第24話 会いに行く
巻上の熱気にあてられ、アムールトラは憔悴していた。宿舎に戻っても、冷たいシャワー浴びても、気力は萎えたままだ。
「ふううぅぅぅ」
壁に両手をついたまま、深く、長く息を吐く。シャワーは耳元でバチバチと囁いている。今日は色々なことがありすぎた。明日にはキョウシュウエリアから派遣部隊が戻ってくるという。派遣部隊も厳しい戦いをこなしてきただろうが、残留組も八面六臂の大活躍、というやつだ。
「休み、取れるかなぁ」
巻上のこともそうだが、野性解放のコントロールというのも神経をすり減らすものだ。今は心底、休みが欲しかった。それに、もう一度会いたい人がいる。

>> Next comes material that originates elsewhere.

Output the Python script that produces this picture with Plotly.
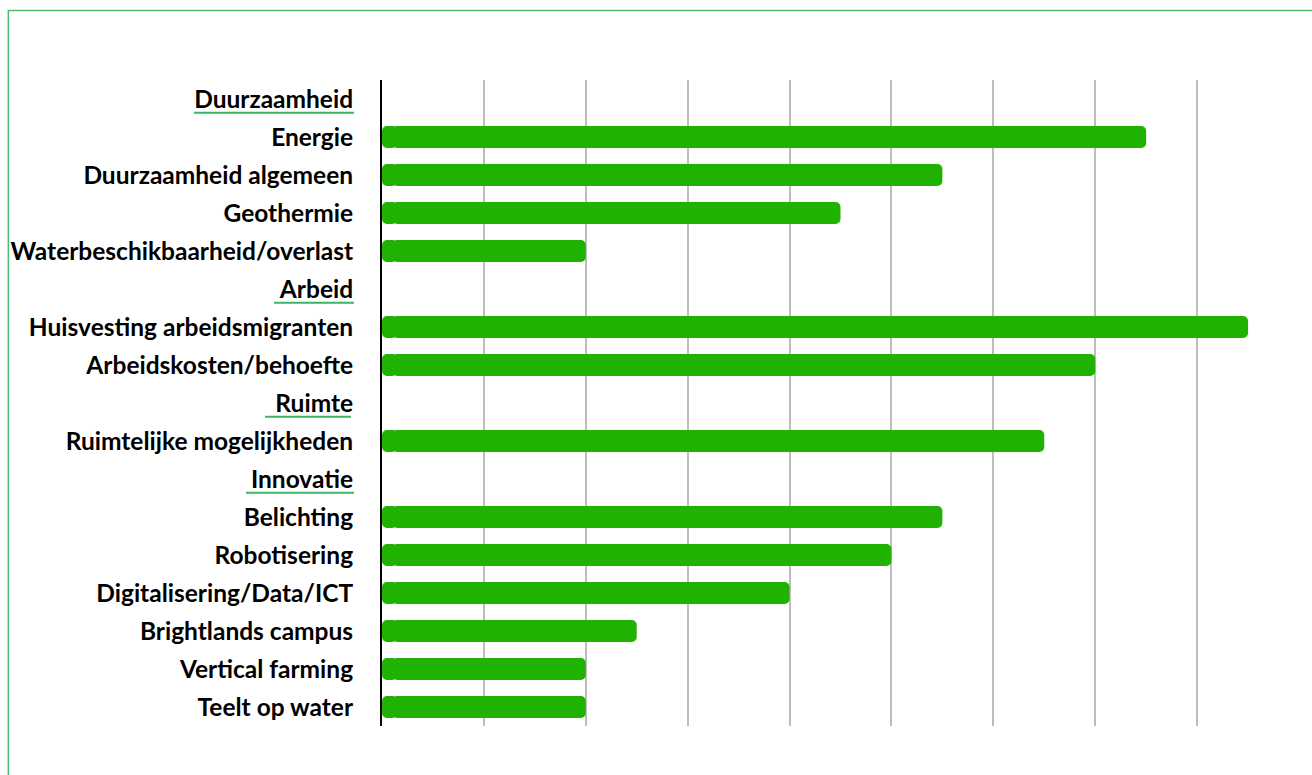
import plotly.graph_objects as go

categories = [
    "Duurzaamheid", "Energie", "Duurzaamheid algemeen", "Geothermie",
    "Waterbeschikbaarheid/overlast", "Arbeid", "Huisvesting arbeidsmigranten",
    "Arbeidskosten/behoefte", "Ruimte", "Ruimtelijke mogelijkheden", "Innovatie",
    "Belichting", "Robotisering", "Digitalisering/Data/ICT", "Brightlands campus",
    "Vertical farming", "Teelt op water",
]
values = [None, 15, 11, 9, 4, None, 17, 14, None, 13, None, 11, 10, 8, 5, 4, 4]
headers = ["Duurzaamheid", "Arbeid", "Ruimte", "Innovatie"]

BAR = "#1fb200"
LINE_GREEN = "#3cb464"
BAR_WIDTH = 22 / 38  # rows are 38 px tall -> 22 px bars, edges on whole pixels

# each bar = a short cap (rounded at 0) + main body (rounded at its value),
# so both ends of the bar appear rounded
CAP = 0.3
cap_base = [CAP if v is not None else None for v in values]
cap_len = [-CAP if v is not None else None for v in values]
body_base = [0.2 if v is not None else None for v in values]
body_len = [v - 0.2 if v is not None else None for v in values]

fig = go.Figure()
fig.add_trace(go.Bar(y=categories, x=body_len, base=body_base, orientation="h",
                     marker=dict(color=BAR, line=dict(width=0)), width=BAR_WIDTH,
                     customdata=values, hovertemplate="%{y}: %{customdata}<extra></extra>",
                     showlegend=False))
fig.add_trace(go.Bar(y=categories, x=cap_len, base=cap_base, orientation="h",
                     marker=dict(color=BAR, line=dict(width=0)), width=BAR_WIDTH,
                     hoverinfo="skip", showlegend=False))

# underline extents (px, relative to plot left edge)
underline_px = {"Duurzaamheid": (-188, -28), "Arbeid": (-108, -28),
                "Ruimte": (-117, -31), "Innovatie": (-136, -28)}
for h in headers:
    i = categories.index(h)
    x0, x1 = underline_px[h]
    fig.add_shape(type="line", xref="paper", yref="y", xsizemode="pixel", xanchor=0,
                  x0=x0, x1=x1, y0=i + 0.36, y1=i + 0.36,
                  line=dict(color=LINE_GREEN, width=2))

# outer border
fig.add_shape(type="rect", xref="paper", yref="paper",
              x0=(8.5 - 382) / 916.6, x1=1.2, y0=-0.2, y1=(726 - 10.5) / 646,
              line=dict(color="#4cbe6c", width=1.5), fillcolor="rgba(0,0,0,0)", layer="below")

fig.update_layout(
    width=1312, height=775,
    margin=dict(l=382, r=13, t=80, b=49, autoexpand=False),
    paper_bgcolor="white", plot_bgcolor="white",
    barmode="overlay", barcornerradius=5,
    showlegend=False,
)
fig.update_xaxes(range=[0, 18], dtick=2, tick0=0, showgrid=True, gridcolor="#bdbdbd",
                 gridwidth=1.5, showticklabels=False, zeroline=False, showline=False,
                 fixedrange=True, automargin=False)
fig.update_yaxes(type="category", categoryorder="array", categoryarray=categories,
                 range=[len(categories) - 0.5, -0.5], showline=True, linecolor="black",
                 linewidth=2, showgrid=False, ticks="outside", ticklen=0,
                 ticklabelstandoff=22, automargin=False,
                 tickfont=dict(family="Lato", size=24.5, color="black", weight="bold"),
                 fixedrange=True)

fig.write_html("out.html")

結局、アムールトラが休みを取れたのは一週間後だった。昨日はゆっくり惰眠を貪って、久し振りにスッキリした表情で、街に出る。記憶はおぼろげだったけれど、ヘビクイワシに聞いたから場所はわかっている。足取りは軽かった。
そのまま走って行こうかとも思ったが、タクシーを拾うことにした。欲しいものなど特になかったから、棒給の使い道としてはタクシーに乗る贅沢もいいだろう。

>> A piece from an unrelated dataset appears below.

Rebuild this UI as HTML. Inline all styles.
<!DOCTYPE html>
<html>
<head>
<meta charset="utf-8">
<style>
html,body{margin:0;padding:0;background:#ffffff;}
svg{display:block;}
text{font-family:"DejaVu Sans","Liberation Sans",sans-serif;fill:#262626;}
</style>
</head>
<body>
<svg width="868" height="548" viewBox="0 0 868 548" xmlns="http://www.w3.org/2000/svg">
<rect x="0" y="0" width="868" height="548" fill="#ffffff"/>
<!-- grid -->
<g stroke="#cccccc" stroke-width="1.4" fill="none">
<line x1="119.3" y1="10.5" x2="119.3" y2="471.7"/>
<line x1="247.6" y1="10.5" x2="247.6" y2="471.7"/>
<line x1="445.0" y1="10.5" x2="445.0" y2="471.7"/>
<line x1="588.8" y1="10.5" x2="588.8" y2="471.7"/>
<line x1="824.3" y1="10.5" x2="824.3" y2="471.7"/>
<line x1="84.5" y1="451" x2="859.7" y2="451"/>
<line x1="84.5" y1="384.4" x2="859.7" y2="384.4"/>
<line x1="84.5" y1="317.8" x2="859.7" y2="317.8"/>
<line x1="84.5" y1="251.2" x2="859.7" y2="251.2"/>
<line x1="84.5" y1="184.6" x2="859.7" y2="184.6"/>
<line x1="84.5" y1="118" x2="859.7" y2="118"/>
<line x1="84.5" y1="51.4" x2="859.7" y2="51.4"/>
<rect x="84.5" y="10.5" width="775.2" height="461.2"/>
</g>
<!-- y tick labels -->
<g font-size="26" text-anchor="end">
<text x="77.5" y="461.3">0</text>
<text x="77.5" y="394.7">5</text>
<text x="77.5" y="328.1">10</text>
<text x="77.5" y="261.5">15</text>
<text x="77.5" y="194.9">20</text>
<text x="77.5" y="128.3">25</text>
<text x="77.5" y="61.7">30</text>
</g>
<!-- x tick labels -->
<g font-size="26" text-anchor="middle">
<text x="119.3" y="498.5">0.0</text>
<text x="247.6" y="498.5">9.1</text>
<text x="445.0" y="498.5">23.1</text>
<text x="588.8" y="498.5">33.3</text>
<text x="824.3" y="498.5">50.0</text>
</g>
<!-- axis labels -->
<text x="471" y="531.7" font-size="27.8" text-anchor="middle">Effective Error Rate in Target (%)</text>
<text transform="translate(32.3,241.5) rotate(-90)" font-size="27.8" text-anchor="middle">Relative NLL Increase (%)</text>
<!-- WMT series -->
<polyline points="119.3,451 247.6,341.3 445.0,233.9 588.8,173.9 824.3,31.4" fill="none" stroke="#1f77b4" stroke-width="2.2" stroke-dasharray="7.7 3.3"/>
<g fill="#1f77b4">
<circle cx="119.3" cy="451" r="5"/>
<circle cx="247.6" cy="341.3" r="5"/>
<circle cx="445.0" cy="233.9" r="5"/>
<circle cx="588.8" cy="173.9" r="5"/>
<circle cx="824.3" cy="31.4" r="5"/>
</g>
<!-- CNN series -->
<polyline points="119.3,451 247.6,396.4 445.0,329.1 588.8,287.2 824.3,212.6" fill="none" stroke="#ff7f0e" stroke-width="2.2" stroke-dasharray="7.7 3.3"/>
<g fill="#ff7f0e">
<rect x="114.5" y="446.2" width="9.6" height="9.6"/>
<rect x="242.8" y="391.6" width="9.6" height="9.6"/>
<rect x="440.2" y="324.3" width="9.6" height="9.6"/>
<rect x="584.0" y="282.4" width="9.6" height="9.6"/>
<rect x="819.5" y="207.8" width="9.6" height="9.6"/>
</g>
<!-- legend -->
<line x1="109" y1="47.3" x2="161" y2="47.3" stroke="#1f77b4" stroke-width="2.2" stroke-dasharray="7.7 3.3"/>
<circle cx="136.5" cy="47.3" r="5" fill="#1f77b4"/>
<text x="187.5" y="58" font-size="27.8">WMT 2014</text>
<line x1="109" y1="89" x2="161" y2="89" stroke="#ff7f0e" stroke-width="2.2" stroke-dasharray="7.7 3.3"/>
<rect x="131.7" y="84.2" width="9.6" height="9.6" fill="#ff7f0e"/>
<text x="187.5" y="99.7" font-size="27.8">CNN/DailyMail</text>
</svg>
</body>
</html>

病院の外来棟はビニールシートに覆われて、傷痕は見えない。緑の多い郊外で、青いビニールシートは甚だ場違いだ。立ち入り禁止の札を横目に、入院棟へ。ここもセルリアンの傷痕は残っているはずだ。外来棟より優先して補修が始まっているのは、こちらの傷が浅いのもあるが、動かせない病人がいるからだろう。工作機械も、なるべく音の静かなものが選ばれているようだった。
「ちょっと、ここは立ち入り禁止…ああ!」
アムールトラを呼び止めた看護師が、素っ頓狂な声を上げる。
「あなた、あいちゃんね!まーちゃんがよく噂してて!この前もこの病院を救ってくれたって!まぁまぁまぁ!」
看護師はアムールトラの手を引いて、病院の中を早歩き。病院はたいてい複雑な造りになっているものだが、ここも御多分に洩れず複雑だ。どこをどう歩いたのかわからないうちに、アムールトラは個室の前に立っていた。